Let me check with Broadcom internally and figure out all possible
scenarios for megaraid_sas.

Thanks, Kashyap

2017-03-08 16:32:43

by Christoph Hellwig

[permalink] [raw]
Subject: Re: out of range LBA using sg_raw

On Wed, Mar 08, 2017 at 09:29:28PM +0530, Kashyap Desai wrote:
> Thanks Chris. It is understood to have sanity in driver, but how critical
> such checks where SG_IO type interface send pass-through request. ?
> Are you suggesting as good to have sanity or very important as there may
> be a real-time exposure other than SG_IO interface ? I am confused over
> must or good to have check.
> Also one more fault I can generate using below sg_raw command -

SCSI _devices_ need to sanity check any input and fail commands instead
of crashing or causing other problems. Normal SCSI HBA drivers don't
need to do that as they don't interpret CDBs. Megaraid (and a few other
raid drivers) are special in that they take on part of the device
functionality and do interpret CDBs sometimes. In that case you'll
need to do all that sanity checking and generate proper errors.

It would be nice to have come common helpers for this shared between
everyone interpreting SCSI CBD (e.g. the SCSI target code, the NVMe
SCSI emulation and the various RAID drivers).

2017-03-08 16:33:14

by Martin K. Petersen

[permalink] [raw]
Subject: Re: out of range LBA using sg_raw

>>>>> "Kashyap" == Kashyap Desai <[email protected]> writes:

Kashyap,

Kashyap> I am just curious to know how badly we have to scrutinize each
Kashyap> packet before sending to Fast Path as we are in IO path and
Kashyap> recommend only important checks to be added.

As Christoph pointed out, when the fast path is in use you assume the
role of the SCSI device. And therefore it is your responsibility to
ensure that the VD's capacity and other relevant constraints are being
honored. Just like the MR firmware and any attached disks would.
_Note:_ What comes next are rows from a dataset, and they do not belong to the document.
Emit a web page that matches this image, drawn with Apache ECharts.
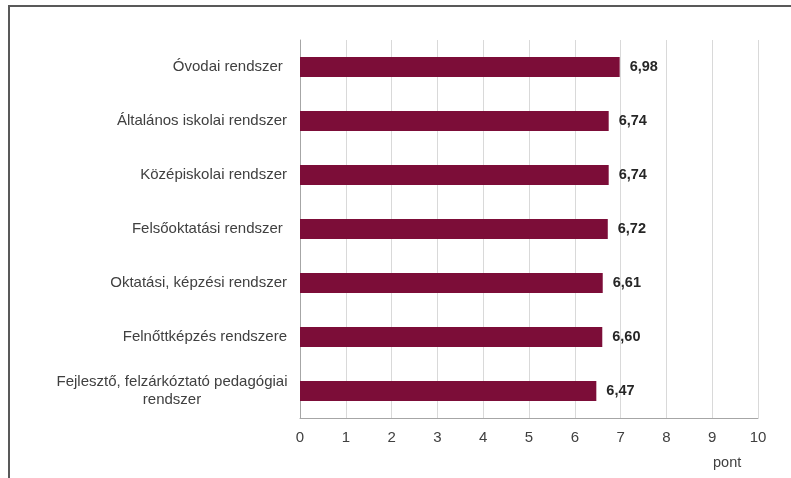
<!DOCTYPE html>
<html>
<head>
<meta charset="utf-8">
<script src="https://cdn.jsdelivr.net/npm/echarts@6/dist/echarts.min.js"></script>
<style>
  html, body { margin: 0; padding: 0; background: #fff; }
  #frame {
    position: absolute; left: 8px; top: 5px; width: 783px; height: 473px;
    border-top: 2px solid #595959; border-left: 2px solid #595959;
    box-sizing: border-box;
  }
  #chart { position: absolute; left: 0; top: 0; width: 791px; height: 478px; }
</style>
</head>
<body>
<div id="frame"></div>
<div id="chart"></div>
<script>
const categories = [
  'Óvodai rendszer ',
  'Általános iskolai rendszer',
  'Középiskolai rendszer',
  'Felsőoktatási rendszer ',
  'Oktatási, képzési rendszer',
  'Felnőttképzés rendszere',
  'Fejlesztő, felzárkóztató pedagógiai\nrendszer'
];
const scores = [6.98, 6.74, 6.74, 6.72, 6.61, 6.60, 6.47];
const axisMax = 10;
const unitName = 'pont';

const chart = echarts.init(document.getElementById('chart'));

const option = {
  animation: false,
  textStyle: { fontFamily: 'Liberation Sans, Arial, sans-serif' },
  grid: { left: 300, right: 33, top: 40, bottom: 60 },
  graphic: [
    {
      type: 'text',
      left: 713,
      top: 455,
      style: { text: unitName, fill: '#404040', fontSize: 14.5, fontFamily: 'Liberation Sans, Arial, sans-serif' }
    }
  ],
  xAxis: {
    type: 'value',
    min: 0,
    max: axisMax,
    interval: 1,
    axisLine: { show: true, lineStyle: { color: '#a6a6a6', width: 1 } },
    axisTick: { show: false },
    axisLabel: { color: '#404040', fontSize: 15, margin: 12 },
    splitLine: { show: true, lineStyle: { color: '#d9d9d9', width: 1 } }
  },
  yAxis: {
    type: 'category',
    inverse: true,
    data: categories,
    axisLine: { show: true, lineStyle: { color: '#a6a6a6', width: 1 } },
    axisTick: { show: false },
    axisLabel: {
      color: '#404040',
      fontSize: 15,
      margin: 13,
      formatter: (v) => v.indexOf('\n') >= 0 ? '{w|' + v + '}' : v,
      rich: {
        w: { width: 230, align: 'center', lineHeight: 18, fontSize: 15, color: '#404040' }
      }
    }
  },
  series: [
    {
      type: 'bar',
      data: scores,
      barWidth: 20,
      itemStyle: { color: '#7c0d38' },
      label: {
        show: true,
        position: 'right',
        distance: 10,
        fontSize: 14.5,
        fontWeight: 'bold',
        color: '#262626',
        formatter: (p) => p.value.toFixed(2).replace('.', ',')
      }
    }
  ]
};

chart.setOption(option);
</script>
</body>
</html>
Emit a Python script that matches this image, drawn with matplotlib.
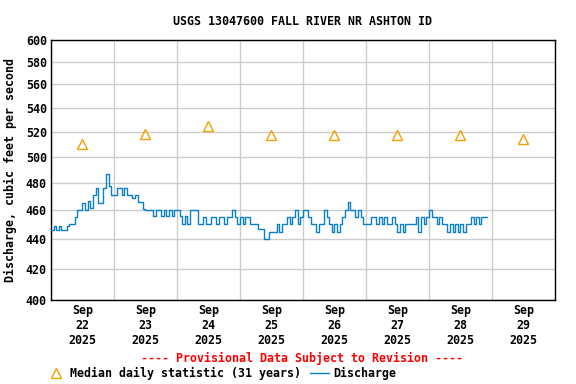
import numpy as np
import pandas as pd
import matplotlib
matplotlib.use("Agg")
import matplotlib.pyplot as plt
import matplotlib.dates as mdates
from matplotlib.ticker import FixedLocator, FixedFormatter, NullLocator

# Median daily statistic, one per day (plotted at noon)
median_days = ["2025-09-22", "2025-09-23", "2025-09-24", "2025-09-25",
               "2025-09-26", "2025-09-27", "2025-09-28", "2025-09-29"]
median_cfs = [510, 518, 525, 517, 517, 517, 517, 514]

# Hourly discharge, starting Sep 22 00:00
sep22 = [446, 449, 446, 449, 446, 446, 449, 450, 450, 455, 460, 460,
         465, 460, 467, 462, 471, 476, 465, 465, 476, 487, 478, 471]
sep23 = [471, 476, 476, 471, 476, 471, 471, 469, 471, 466, 466, 461,
         460, 460, 460, 456, 460, 460, 456, 460, 456, 460, 456, 460]
sep24 = [460, 456, 450, 456, 450, 460, 460, 460, 450, 450, 455, 450,
         450, 455, 455, 450, 455, 455, 450, 455, 455, 460, 455, 450]
sep25 = [455, 450, 455, 455, 450, 450, 450, 447, 447, 440, 440, 445,
         445, 445, 450, 445, 450, 450, 455, 450, 455, 460, 450, 455]
sep26 = [460, 460, 455, 450, 450, 445, 450, 450, 460, 455, 450, 445,
         450, 445, 450, 455, 460, 466, 460, 460, 455, 460, 455, 450]
sep27 = [450, 450, 455, 455, 450, 455, 450, 455, 450, 450, 455, 450,
         445, 450, 445, 450, 450, 450, 450, 455, 445, 455, 450, 455]
sep28 = [460, 455, 455, 450, 455, 450, 450, 445, 450, 445, 450, 445,
         450, 445, 450, 450, 455, 450, 455, 450, 455, 455, 455]

discharge = sep22 + sep23 + sep24 + sep25 + sep26 + sep27 + sep28
times = pd.date_range("2025-09-22 00:00", periods=len(discharge), freq="h")
median_times = pd.to_datetime(median_days) + pd.Timedelta(hours=12)

yticks = [400, 420, 440, 460, 480, 500, 520, 540, 560, 580, 600]

font = {"family": "DejaVu Sans Mono", "weight": "bold", "size": 8.4}

fig = plt.figure(figsize=(5.76, 3.84), dpi=100)
ax = fig.add_axes([0.0885, 0.21875, 0.875, 0.677])

line, = ax.plot(times, discharge, drawstyle="steps-post", color="#0a80cc",
                linewidth=1.0, zorder=3)
med, = ax.plot(median_times, median_cfs, linestyle="none", marker="^",
               markersize=7.5, markerfacecolor="none", markeredgecolor="#f5a000",
               markeredgewidth=1.0, zorder=4)

ax.set_yscale("log")
ax.set_ylim(400, 600)
ax.yaxis.set_major_locator(FixedLocator(yticks))
ax.yaxis.set_major_formatter(FixedFormatter([str(v) for v in yticks]))
ax.yaxis.set_minor_locator(NullLocator())

ax.set_xlim(pd.Timestamp("2025-09-22"), pd.Timestamp("2025-09-30"))
ax.xaxis.set_major_locator(mdates.HourLocator(byhour=12))
ax.xaxis.set_major_formatter(mdates.DateFormatter("%b\n%d\n%Y"))
ax.xaxis.set_minor_locator(mdates.DayLocator())

ax.grid(True, which="minor", axis="x", color="#cccccc", linewidth=1)
ax.grid(True, which="major", axis="y", color="#cccccc", linewidth=1)
ax.set_axisbelow(True)
ax.tick_params(which="both", length=0, pad=3)
for lab in ax.get_xticklabels() + ax.get_yticklabels():
    lab.set_fontproperties(matplotlib.font_manager.FontProperties(**font))
for lab in ax.get_xticklabels():
    lab.set_linespacing(1.2)
for s in ax.spines.values():
    s.set_linewidth(1.0)

ax.set_title("USGS 13047600 FALL RIVER NR ASHTON ID", fontdict=font, pad=11)
ax.set_ylabel("Discharge, cubic feet per second", fontdict=font, labelpad=6)

fig.text(0.524, 0.067, "---- Provisional Data Subject to Revision ----",
         ha="center", va="center", color="red", **font)
fig.legend([med, line], ["Median daily statistic (31 years)", "Discharge"],
           loc="center left", bbox_to_anchor=(0.081, 0.028), ncol=2, frameon=False,
           prop=font, handlelength=1.6, handletextpad=0.4, columnspacing=0.8,
           borderpad=0, borderaxespad=0)

fig.savefig("out.png", dpi=100)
It is a feature that there is no sanity checking in the sg interface.
The intent is to be able to pass through commands directly to a device
and have the device act upon them. Including fail them if they don't
make any sense.

PS. I'm really no fan of the fast path. It's super messy to have the VD
layout handled in two different places.

--
Martin K. Petersen Oracle Linux Engineering

2017-03-08 16:50:04

by Kashyap Desai

[permalink] [raw]
Subject: RE: out of range LBA using sg_raw

> -----Original Message-----
> From: Martin K. Petersen [mailto:[email protected]]
> Sent: Wednesday, March 08, 2017 10:03 PM
> To: Kashyap Desai
> Cc: Christoph Hellwig; [email protected]; linux-
> [email protected]
> Subject: Re: out of range LBA using sg_raw
>
> >>>>> "Kashyap" == Kashyap Desai <[email protected]> writes:
>
> Kashyap,
>
> Kashyap> I am just curious to know how badly we have to scrutinize each
> Kashyap> packet before sending to Fast Path as we are in IO path and
> Kashyap> recommend only important checks to be added.
>
> As Christoph pointed out, when the fast path is in use you assume the
role of
> the SCSI device. And therefore it is your responsibility to ensure that
the VD's
> capacity and other relevant constraints are being honored. Just like the
MR
> firmware and any attached disks would.

Martin -

Agree on this point. I am planning to study all possible such sanity in
driver for VD and not trying to fix one specific scenario as described
here.
Do you think fix in this area is good for kernel-stable as well OR just
keep in linux-next as it is not so severe considering real time exposure ?
Trying to understand priority and severity of this issue.

>
> It is a feature that there is no sanity checking in the sg interface.
> The intent is to be able to pass through commands directly to a device
and
> have the device act upon them. Including fail them if they don't make
any
> sense.

Understood as sg_raw is not design to sanity check.

>
> PS. I'm really no fan of the fast path. It's super messy to have the VD
layout
> handled in two different places.
>
> --
> Martin K. Petersen Oracle Linux Engineering

2017-03-09 00:42:37

by Martin K. Petersen

[permalink] [raw]
Subject: Re: out of range LBA using sg_raw

>>>>> "Kashyap" == Kashyap Desai <[email protected]> writes:

Kashyap,

Kashyap> Agree on this point. I am planning to study all possible such
Kashyap> sanity in driver for VD and not trying to fix one specific
Kashyap> scenario as described here. Do you think fix in this area is
Kashyap> good for kernel-stable as well OR just keep in linux-next as it
Kashyap> is not so severe considering real time exposure ? Trying to
Kashyap> understand priority and severity of this issue.

Since you're presumably only handling reads and writes in the fast path,
I assume the sanity checking will be fairly simple and thus a candidate
for stable.

--
Martin K. Petersen Oracle Linux Engineering